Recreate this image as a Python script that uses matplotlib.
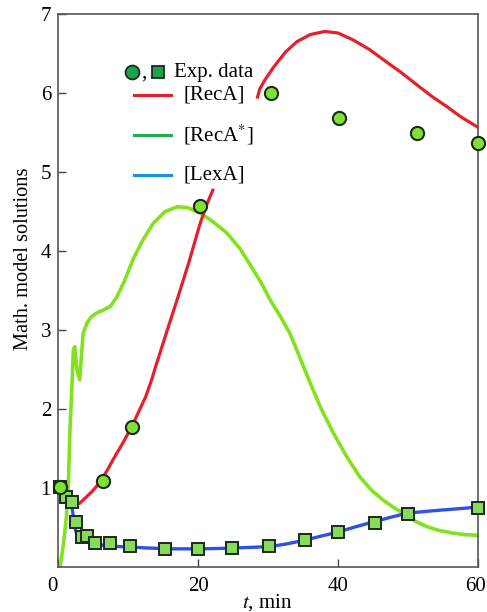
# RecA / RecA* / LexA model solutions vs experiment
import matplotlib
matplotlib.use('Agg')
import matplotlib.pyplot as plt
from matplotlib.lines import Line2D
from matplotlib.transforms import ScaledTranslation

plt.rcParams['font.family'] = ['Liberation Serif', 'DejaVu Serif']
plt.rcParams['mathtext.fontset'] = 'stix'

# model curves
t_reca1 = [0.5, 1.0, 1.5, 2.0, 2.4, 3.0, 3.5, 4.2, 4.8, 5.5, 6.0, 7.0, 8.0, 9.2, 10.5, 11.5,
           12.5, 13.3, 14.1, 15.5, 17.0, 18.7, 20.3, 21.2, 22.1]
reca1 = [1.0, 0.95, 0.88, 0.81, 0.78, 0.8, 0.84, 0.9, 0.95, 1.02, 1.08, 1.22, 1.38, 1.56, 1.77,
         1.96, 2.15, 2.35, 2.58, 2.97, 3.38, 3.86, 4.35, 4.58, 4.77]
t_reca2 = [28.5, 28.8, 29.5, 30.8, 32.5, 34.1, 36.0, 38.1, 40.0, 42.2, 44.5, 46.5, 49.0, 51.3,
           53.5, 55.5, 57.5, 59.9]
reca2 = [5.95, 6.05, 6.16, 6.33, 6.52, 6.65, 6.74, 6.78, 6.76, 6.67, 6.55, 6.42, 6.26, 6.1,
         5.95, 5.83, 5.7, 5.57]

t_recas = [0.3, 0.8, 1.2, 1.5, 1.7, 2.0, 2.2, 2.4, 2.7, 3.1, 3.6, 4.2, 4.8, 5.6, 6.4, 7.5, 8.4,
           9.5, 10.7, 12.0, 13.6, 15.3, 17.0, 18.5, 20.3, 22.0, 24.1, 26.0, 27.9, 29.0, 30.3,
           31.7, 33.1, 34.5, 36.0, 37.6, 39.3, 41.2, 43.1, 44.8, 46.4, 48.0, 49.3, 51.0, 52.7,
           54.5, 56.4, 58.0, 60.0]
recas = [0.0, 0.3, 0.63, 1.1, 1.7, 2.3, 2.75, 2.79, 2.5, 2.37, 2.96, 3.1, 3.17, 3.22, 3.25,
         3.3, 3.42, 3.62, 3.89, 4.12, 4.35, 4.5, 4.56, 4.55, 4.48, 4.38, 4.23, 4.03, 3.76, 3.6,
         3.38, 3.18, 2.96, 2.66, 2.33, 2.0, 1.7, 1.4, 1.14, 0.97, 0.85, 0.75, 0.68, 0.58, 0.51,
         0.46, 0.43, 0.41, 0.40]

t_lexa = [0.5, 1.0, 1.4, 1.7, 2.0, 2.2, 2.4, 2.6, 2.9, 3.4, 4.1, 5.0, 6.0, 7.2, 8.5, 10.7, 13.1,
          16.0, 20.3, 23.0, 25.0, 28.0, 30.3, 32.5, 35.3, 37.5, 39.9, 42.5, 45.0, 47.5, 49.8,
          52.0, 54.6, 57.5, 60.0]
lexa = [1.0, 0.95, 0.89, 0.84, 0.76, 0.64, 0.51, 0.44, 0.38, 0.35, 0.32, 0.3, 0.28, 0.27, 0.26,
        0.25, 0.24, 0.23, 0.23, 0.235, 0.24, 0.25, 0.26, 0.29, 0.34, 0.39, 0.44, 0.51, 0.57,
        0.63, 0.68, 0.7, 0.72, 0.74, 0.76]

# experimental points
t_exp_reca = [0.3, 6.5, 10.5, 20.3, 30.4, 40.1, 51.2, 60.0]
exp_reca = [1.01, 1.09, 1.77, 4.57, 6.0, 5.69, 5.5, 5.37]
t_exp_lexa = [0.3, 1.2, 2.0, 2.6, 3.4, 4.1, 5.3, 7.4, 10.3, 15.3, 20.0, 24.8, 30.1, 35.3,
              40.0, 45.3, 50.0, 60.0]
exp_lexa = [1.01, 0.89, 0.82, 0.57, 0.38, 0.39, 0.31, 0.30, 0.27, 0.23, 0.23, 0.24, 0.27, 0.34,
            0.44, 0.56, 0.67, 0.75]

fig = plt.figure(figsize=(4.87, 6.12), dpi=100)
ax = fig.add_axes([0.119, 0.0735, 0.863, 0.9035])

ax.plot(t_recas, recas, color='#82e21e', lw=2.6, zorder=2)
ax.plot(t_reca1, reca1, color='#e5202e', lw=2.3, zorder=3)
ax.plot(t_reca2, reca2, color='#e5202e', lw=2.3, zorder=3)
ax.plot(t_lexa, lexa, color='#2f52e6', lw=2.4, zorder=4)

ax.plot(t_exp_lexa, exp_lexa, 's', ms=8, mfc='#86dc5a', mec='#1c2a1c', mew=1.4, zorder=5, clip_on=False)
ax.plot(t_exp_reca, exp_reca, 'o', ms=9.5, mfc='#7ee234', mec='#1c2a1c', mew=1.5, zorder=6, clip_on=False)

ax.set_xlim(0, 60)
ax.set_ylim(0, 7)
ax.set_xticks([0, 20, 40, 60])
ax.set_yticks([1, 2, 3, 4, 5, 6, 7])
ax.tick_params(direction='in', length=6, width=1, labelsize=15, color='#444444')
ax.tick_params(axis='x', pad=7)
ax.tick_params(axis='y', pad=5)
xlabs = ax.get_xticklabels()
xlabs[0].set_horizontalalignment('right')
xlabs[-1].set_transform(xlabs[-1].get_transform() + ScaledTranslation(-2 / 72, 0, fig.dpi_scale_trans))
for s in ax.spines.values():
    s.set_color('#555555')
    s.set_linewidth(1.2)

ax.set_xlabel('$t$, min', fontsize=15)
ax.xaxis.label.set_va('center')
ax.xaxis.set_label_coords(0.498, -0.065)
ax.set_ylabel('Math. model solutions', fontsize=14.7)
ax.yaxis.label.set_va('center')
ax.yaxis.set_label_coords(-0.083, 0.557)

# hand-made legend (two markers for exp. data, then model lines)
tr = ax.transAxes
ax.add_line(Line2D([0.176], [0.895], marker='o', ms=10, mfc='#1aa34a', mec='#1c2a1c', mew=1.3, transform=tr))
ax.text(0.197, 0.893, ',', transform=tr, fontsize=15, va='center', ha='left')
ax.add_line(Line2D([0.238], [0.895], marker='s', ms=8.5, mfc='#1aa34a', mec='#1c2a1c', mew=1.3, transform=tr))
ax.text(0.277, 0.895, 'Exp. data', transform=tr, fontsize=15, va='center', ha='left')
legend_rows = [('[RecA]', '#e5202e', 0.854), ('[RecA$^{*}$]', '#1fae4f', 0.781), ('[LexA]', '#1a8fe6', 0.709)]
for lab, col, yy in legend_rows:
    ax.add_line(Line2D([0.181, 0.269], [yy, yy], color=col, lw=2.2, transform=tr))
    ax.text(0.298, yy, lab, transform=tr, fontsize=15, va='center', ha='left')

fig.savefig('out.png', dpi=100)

##########

Leave out the pictures and restate, word for word, the lines from the top of the data through the line containing "from matplotlib.transforms import", both included.

Recreate this image as a Python script that uses matplotlib.
# RecA / RecA* / LexA model solutions vs experiment
import matplotlib
matplotlib.use('Agg')
import matplotlib.pyplot as plt
from matplotlib.lines import Line2D
from matplotlib.transforms import ScaledTranslation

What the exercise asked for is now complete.